Over the following 10 years, Hou led his team to develop eight kinds of gene drugs using gene technology, and all of them have been commercialized. Now more than 90 percent of interferon drugs in China are produced domestically; tens of millions of doses of a1b interferon have been consumed nationwide for the treatment of millions of chronic hepatitis B patients and children with respiratory infectious diseases. Through export it also generates hundreds of millions of yuan for the country every year.
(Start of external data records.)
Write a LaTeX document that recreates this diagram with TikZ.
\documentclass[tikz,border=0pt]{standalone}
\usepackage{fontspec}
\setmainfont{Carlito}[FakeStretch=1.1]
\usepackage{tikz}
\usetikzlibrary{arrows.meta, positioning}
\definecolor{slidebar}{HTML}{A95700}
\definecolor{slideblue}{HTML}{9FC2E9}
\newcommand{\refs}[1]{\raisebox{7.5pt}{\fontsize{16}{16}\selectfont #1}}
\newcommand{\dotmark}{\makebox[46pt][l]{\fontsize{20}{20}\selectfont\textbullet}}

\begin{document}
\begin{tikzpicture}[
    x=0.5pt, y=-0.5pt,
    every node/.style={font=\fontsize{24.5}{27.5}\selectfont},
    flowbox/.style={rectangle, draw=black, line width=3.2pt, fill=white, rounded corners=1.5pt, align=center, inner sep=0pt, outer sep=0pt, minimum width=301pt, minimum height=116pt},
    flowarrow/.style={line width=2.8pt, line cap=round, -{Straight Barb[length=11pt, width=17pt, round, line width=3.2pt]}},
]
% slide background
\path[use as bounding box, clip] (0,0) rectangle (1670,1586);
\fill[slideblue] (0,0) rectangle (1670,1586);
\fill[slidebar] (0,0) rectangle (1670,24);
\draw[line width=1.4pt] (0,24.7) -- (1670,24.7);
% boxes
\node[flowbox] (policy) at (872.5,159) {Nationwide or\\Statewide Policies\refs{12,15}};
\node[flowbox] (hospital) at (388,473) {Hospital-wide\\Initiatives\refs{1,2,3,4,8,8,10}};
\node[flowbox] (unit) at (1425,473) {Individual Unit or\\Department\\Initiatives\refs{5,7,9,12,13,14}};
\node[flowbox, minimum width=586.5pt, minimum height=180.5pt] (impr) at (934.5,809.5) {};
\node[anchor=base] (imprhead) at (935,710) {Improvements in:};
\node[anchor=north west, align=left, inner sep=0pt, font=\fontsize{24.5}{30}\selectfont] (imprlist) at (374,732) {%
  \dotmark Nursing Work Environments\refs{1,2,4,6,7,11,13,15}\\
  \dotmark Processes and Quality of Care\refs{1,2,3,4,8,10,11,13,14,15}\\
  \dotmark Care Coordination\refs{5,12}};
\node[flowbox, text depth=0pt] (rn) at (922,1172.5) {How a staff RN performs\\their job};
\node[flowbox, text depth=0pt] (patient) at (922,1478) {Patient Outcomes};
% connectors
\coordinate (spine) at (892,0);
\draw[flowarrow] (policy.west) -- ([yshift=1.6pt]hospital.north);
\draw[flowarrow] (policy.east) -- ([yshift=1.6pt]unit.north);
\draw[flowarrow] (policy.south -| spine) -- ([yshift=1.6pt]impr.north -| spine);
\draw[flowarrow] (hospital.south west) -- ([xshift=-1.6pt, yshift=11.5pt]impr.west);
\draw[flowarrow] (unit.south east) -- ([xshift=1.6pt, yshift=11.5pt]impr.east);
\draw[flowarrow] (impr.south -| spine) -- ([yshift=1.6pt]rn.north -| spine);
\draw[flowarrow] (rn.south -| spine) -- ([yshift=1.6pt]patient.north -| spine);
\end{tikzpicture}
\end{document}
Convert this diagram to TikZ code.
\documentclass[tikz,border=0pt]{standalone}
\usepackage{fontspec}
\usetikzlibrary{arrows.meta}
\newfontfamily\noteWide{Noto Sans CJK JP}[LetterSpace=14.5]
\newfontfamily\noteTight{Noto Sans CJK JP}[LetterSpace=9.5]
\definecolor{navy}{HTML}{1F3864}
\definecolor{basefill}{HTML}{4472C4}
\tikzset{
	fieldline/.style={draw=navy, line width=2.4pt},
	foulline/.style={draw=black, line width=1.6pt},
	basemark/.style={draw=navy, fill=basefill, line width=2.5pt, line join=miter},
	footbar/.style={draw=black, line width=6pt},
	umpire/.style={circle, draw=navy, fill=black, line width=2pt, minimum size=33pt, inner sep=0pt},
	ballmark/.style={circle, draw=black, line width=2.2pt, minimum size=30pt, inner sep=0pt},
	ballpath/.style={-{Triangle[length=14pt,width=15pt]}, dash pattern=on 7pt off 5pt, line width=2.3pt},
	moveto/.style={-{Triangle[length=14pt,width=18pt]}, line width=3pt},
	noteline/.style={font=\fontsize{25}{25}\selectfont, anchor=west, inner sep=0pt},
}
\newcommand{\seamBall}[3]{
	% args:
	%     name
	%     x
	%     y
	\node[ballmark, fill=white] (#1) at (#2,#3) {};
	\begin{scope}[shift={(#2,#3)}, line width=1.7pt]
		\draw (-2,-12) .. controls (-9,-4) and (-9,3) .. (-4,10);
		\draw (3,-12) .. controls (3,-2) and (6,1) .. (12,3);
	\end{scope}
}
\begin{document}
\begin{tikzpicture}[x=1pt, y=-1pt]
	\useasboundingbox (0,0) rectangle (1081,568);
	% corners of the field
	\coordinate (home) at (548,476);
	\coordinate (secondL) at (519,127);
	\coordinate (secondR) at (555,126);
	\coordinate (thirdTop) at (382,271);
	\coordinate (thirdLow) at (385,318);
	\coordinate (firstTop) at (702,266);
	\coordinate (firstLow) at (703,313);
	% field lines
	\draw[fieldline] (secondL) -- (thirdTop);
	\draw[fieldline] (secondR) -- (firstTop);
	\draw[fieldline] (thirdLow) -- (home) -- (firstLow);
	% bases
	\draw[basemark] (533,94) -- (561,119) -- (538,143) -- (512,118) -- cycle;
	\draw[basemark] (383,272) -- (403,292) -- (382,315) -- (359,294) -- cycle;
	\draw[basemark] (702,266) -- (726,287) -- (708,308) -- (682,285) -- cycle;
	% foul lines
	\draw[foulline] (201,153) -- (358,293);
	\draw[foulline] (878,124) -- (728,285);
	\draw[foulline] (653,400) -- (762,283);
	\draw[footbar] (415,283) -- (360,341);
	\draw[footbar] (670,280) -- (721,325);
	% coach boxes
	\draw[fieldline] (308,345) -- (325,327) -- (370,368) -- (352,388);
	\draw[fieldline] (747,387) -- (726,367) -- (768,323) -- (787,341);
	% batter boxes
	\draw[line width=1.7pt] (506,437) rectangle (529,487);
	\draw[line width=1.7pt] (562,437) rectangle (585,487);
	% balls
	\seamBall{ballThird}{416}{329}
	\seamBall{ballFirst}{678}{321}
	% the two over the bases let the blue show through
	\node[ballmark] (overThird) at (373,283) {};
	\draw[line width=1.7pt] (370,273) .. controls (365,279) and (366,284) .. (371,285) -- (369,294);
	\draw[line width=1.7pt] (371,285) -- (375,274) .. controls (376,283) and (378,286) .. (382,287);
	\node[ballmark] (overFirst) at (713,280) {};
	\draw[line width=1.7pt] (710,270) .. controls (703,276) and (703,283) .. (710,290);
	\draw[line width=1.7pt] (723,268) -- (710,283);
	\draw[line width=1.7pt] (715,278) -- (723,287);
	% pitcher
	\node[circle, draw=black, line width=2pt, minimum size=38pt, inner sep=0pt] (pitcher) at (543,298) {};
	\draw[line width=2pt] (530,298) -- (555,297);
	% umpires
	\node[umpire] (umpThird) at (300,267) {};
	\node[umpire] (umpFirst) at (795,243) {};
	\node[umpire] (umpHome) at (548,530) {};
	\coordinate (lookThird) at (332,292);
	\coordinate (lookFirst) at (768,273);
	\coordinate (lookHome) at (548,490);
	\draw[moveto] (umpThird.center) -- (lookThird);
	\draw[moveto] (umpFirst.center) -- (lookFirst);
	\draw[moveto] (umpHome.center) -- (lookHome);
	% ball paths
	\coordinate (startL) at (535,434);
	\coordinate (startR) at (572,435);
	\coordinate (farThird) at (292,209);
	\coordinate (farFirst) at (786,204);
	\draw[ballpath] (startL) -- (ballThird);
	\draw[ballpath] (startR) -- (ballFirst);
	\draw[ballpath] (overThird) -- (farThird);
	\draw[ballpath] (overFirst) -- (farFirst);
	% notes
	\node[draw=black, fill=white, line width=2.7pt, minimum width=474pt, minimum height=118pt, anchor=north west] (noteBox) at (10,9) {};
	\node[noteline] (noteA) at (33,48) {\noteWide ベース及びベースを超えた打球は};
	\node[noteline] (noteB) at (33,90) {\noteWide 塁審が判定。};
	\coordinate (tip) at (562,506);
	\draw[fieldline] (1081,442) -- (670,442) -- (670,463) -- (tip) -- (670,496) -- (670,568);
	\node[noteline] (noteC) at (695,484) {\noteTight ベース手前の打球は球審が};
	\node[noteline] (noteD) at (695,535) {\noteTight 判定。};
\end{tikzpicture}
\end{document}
Establishment of Infectious Disease Prevention and Control System
In 2008, 79-year-old Hou was appointed by the State Council as the Technical Director of the National Science and Technology Project for the Prevention and Treatment of AIDS, Viral Hepatitis and Other Infectious Diseases. He led the top-level expert group in designing a general plan for reducing the morbidity and mortality of AIDS, tuberculosis, and viral hepatitis as well as for responding to major epidemic outbreaks from 2008 to 2020. He put forward the idea of an “integrated” prevention and control system for dealing with acute infectious diseases, which is to integrate various technologies to deal with emerging outbreaks, establish joint prevention and control mechanisms, and integrate all forces to deal with the epidemic.
Hou Yunde during study in the Soviet Union.
The network enables rapid identification of more than 300 pathogens in five syndrome groups within 72 hours, and has a technical system ready for detection and identification of unknown pathogens, greatly improving China’s capability to prevent and control new outbreaks of infectious diseases.
In March 2009, H1N1 flu broke out in Mexico and the U.S. Three months later, the WHO raised the alert level of H1N1 virus to phase 6, indicative of a global influenza pandemic. At that time, it was a new infectious disease, without diagnostic regents and vaccines.
Hou and his research team, within 72 hours after the acquisition of influenza virus strains, established a rapid and sensitive H1N1 virus detection method after screening over 1,000 times, and verifying cross-reactions with 17 different influenza virus subtypes. Moreover, just 87 days after the H1N1 outbreak, China successfully developed the H1N1 vaccine, becoming the first country in the world to approve the release of H1N1 vaccine on the market, several months ahead of Europe and the U.S.
After the introduction of the pandemic influenza vaccine, China quickly established the world’s largest database for monitoring adverse reactions of vaccine cases (70 million cases) to provide a safety basis for global influenza vaccination.
In 2013, China first discovered that H7N9 avian influenza virus can infect human beings. Its infection rate is 100 times higher than that of H5N1, and the mortality rate is 40 percent. It took less than a month for the new virus to be discovered and controlled.
In 2014, the Middle Eastern Respiratory Syndrome spread to the world again. An infected South Korean was quickly detected by the network after he entered China and was diagnosed and quarantined locally. There was no domestic case reported in China.
Because of his outstanding achievements in virology, Hou, at the age of 89, won China’s top science award for the year 2017, the State Preeminent Science and Technology Award, on January 8, 2018.
“The purpose of knowing the world is to transform the world.” This is Hou’s favorite saying. Looking at his life, it is a process of constantly knowing viruses and fighting them. During this process, he has experienced numerous setbacks and failures, but never gave up his ideal, and has made outstanding contributions to the cause of disease prevention and control in China.